To get us started on this conversation I looked at survey data from the National  Agricultural Statistics Service. The first thing I pulled was alfalfa acres by year from 1950 through 2015 in both Iowa and Wisconsin. Back in 1950 there was about 4 million acres of alfalfa in each state, now there is a little over 1 million in Iowa and 1.6 million acres in Wisconsin. When I look at this graph I see some similarities – both states have seen pretty drastic reduction in alfalfa acres over the 60 years shown, but one big difference. Iowa started losing alfalfa acres before Wisconsin did. Iowa alfalfa acres have been on the decline since about 1955, while Wisconsin stayed pretty steady in alfalfa acres until about 1990. So why have these acres been on the decline?


To supplement this I also took a look at corn silage acres, hypothesizing that if we were going to grow less alfalfa perhaps corn silage was replacing it in rations. It was interesting to me that I didn’t really find this at all – Wisconsin corn silage acres today are almost the same as they were back in 1950, and while Iowa’s corn silage acres are also similar to their 1950s levels they are still well below the levels we saw throughout the 60’s, 70’s, and early 80’s. Apparently that wasn’t the missing piece to the puzzle, but then I looked at total corn silage production (tons raised per year), and it held a partial answer – for Wisconsin at least. Though corn silage acres haven’t increased, corn silage production had, especially since 1990 (when we started seeing less alfalfa acre). If you plot alfalfa acres in Wisconsin versus corn silage production you get a petty strong relationship of alfalfa decreasing with more corn silage -  a pretty good indication that corn silage is replacing alfalfa, maybe not on the landscape but in our dairy rations.
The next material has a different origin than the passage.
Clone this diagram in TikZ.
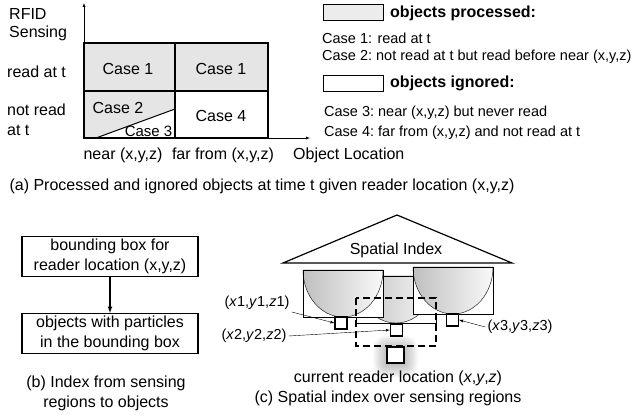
\documentclass[tikz,border=0pt]{standalone}
\usepackage{fontspec}
\setmainfont{Liberation Sans}
\usetikzlibrary{arrows}
\tikzset{
  lbl/.style={font=\fontsize{16}{20}\selectfont, inner sep=1pt},
  note/.style={font=\fontsize{14.5}{17}\selectfont, inner sep=0pt, anchor=west},
  head/.style={font=\fontsize{16}{19}\selectfont\bfseries, inner sep=0pt, anchor=west},
  legbox/.style={draw, minimum width=60pt, minimum height=16pt, inner sep=0pt},
  flowbox/.style={draw, line width=1.2pt, minimum width=176pt, minimum height=40pt, align=center, lbl},
  loc/.style={draw, line width=1.2pt, fill=white, minimum size=12pt, inner sep=0pt},
}
\begin{document}
\begin{tikzpicture}[x=1pt,y=-1pt]
  \useasboundingbox (0,0) rectangle (632,417);
  % (a) the four cases
  \fill[gray!20] (84,43) rectangle (268,91);
  \fill[gray!20] (84,91) rectangle (175,138);
  \fill[white] (96,138) -- (175,109) -- (175,138) -- cycle;
  \draw[line width=1.2pt] (84,43) rectangle (268,138);
  \draw[line width=1.2pt] (175,43) -- (175,138) (84,91) -- (268,91);
  \draw[line width=1pt] (96,138) -- (175,109);
  \coordinate (o) at (84,138);
  \coordinate (ytop) at (84,3);
  \coordinate (xend) at (310,138);
  \draw[-latex] (o) -- (ytop);
  \draw[-latex] (o) -- (xend);
  \node[lbl] (c1a) at (128,69) {Case 1};
  \node[lbl] (c1b) at (221,69) {Case 1};
  \node[lbl] (c2) at (118,108) {Case 2};
  \node[lbl, font=\fontsize{15}{18}\selectfont, anchor=base east] (c3) at (173.5,137) {Case 3};
  \node[lbl] (c4) at (221,116) {Case 4};
  \node[lbl, font=\fontsize{16}{18}\selectfont, align=left, anchor=west] (rfid) at (8,25) {RFID\\Sensing};
  \node[lbl, anchor=west] (readt) at (6,72) {read at t};
  \node[lbl, align=left, anchor=west] (notread) at (6,120) {not read\\at t};
  \node[lbl] (near) at (123,155) {near (x,y,z)};
  \node[lbl] (far) at (223,155) {far from (x,y,z)};
  \node[lbl, anchor=west] (objloc) at (292,155) {Object Location};
  \node[lbl] (capa) at (262,186) {(a) Processed and ignored objects at time t given reader location (x,y,z)};
  % legend
  \node[legbox, fill=gray!15] (procbox) at (353,12) {};
  \node[head] (proc) at (390,13) {objects processed:};
  \node[note] (case1) at (322,38) {Case 1: read at t};
  \node[note] (case2) at (322,57) {Case 2:\ not read at t but read before near (x,y,z)};
  \node[legbox, fill=white] (ignbox) at (353,83.5) {};
  \node[head] (ign) at (390,83) {objects ignored:};
  \node[note] (case3) at (324,113) {Case 3:\ near (x,y,z) but never read};
  \node[note] (case4) at (324,133) {Case 4:\ far from (x,y,z) and not read at t};
  % (b) index
  \node[flowbox] (bbox) at (110,256.5) {bounding box for\\reader location (x,y,z)};
  \node[flowbox] (objs) at (110,333.5) {objects with particles\\in the bounding box};
  \draw[-latex, line width=1.2pt] (bbox) -- (objs);
  \node[lbl, align=center] (capb) at (106,393) {(b) Index from sensing\\regions to objects};
  % (c) spatial index
  \draw[line width=1.2pt] (397,215) -- (512,263) -- (283,263) -- cycle;
  \node[lbl] (spidx) at (396,250) {Spatial Index};
  \foreach \x/\y in {356/276, 303/270, 413/267} {
    \fill[white] (\x,\y) rectangle ++(80,47);
    \shadedraw[left color=gray!50, right color=gray!5] (\x,\y) -- ++(80,0) arc (0:180:40 and 47) -- cycle;
    \draw (\x,\y) rectangle ++(80,47);
  }
  \coordinate (curpos) at (395.5,355);
  \foreach \s in {1,...,14}
    \fill[black, opacity=0.018, rounded corners=\s pt] ([shift={(-8.5-\s,-6-\s)}]curpos) rectangle ([shift={(8.5+\s,9+\s)}]curpos);
  \draw[line width=1.2pt, dash pattern=on 7pt off 4pt] (356,298) rectangle (436,346);
  \node[loc] (p1) at (341,323) {};
  \node[loc] (p2) at (396.5,330) {};
  \node[loc] (p3) at (452.5,320) {};
  \node[loc, minimum width=17pt, minimum height=16pt] (cur) at (curpos) {};
  \node[note, anchor=center, inner sep=2pt] (l1) at (257,303) {(\textit{x}1,\textit{y}1,\textit{z}1)};
  \node[note, anchor=center, inner sep=2pt] (l2) at (254,336) {(\textit{x}2,\textit{y}2,\textit{z}2)};
  \node[note, anchor=center, inner sep=2pt] (l3) at (520,327) {(\textit{x}3,\textit{y}3,\textit{z}3)};
  \draw[-latex] (l1.south east) -- (p1.west);
  \draw[-latex] (l2.east) -- (p2.west);
  \draw[-latex] (l3.west) -- (p3.east);
  \node[lbl] (curlbl) at (398,378) {current reader location (\textit{x},\textit{y},\textit{z})};
  \node[lbl] (capc) at (388,398) {(c) Spatial index over sensing regions};
\end{tikzpicture}
\end{document}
Better corn silage yields are freeing up land that had been used for alfalfa to grow other crops. So this answers part of my question – more ruminants won’t necessarily lead to more alfalfa on the landscape – but also says it could, we just have to understand what drives the decision of alfalfa versus corn silage a little better (another topic for another post though).


However, it did not answer my question about alfalfa production in Iowa; but if we look at cattle on feed and corn silage production in Iowa we can see that they do trend together. As cattle on feed peaked in the early 1970s corn silage production was growing and peaked shortly after was well. Indicating that corn silage and cattle were linked. This doesn’t explain where our alfalfa acres went, but it does show that  more ruminants won’t necessarily lead to more alfalfa. There are other important factors in deciding between alfalfa and corn silage.


So where do we go from here? Adding alfalfa (or other perennial forages) to the landscape can have numerous water quality benefits and could potentially open additional opportunities for feeding more ruminants. However, based on history it appears the opposite approach, getting more ruminants on the landscape may not have the same effect. That is just because we have more ruminants doesn’t guarantee more perennials for forages. If we are going to strive for more perennials, ruminants can be part of the answer, but it will also require a conscious decision to choose the perennial instead of corn silage.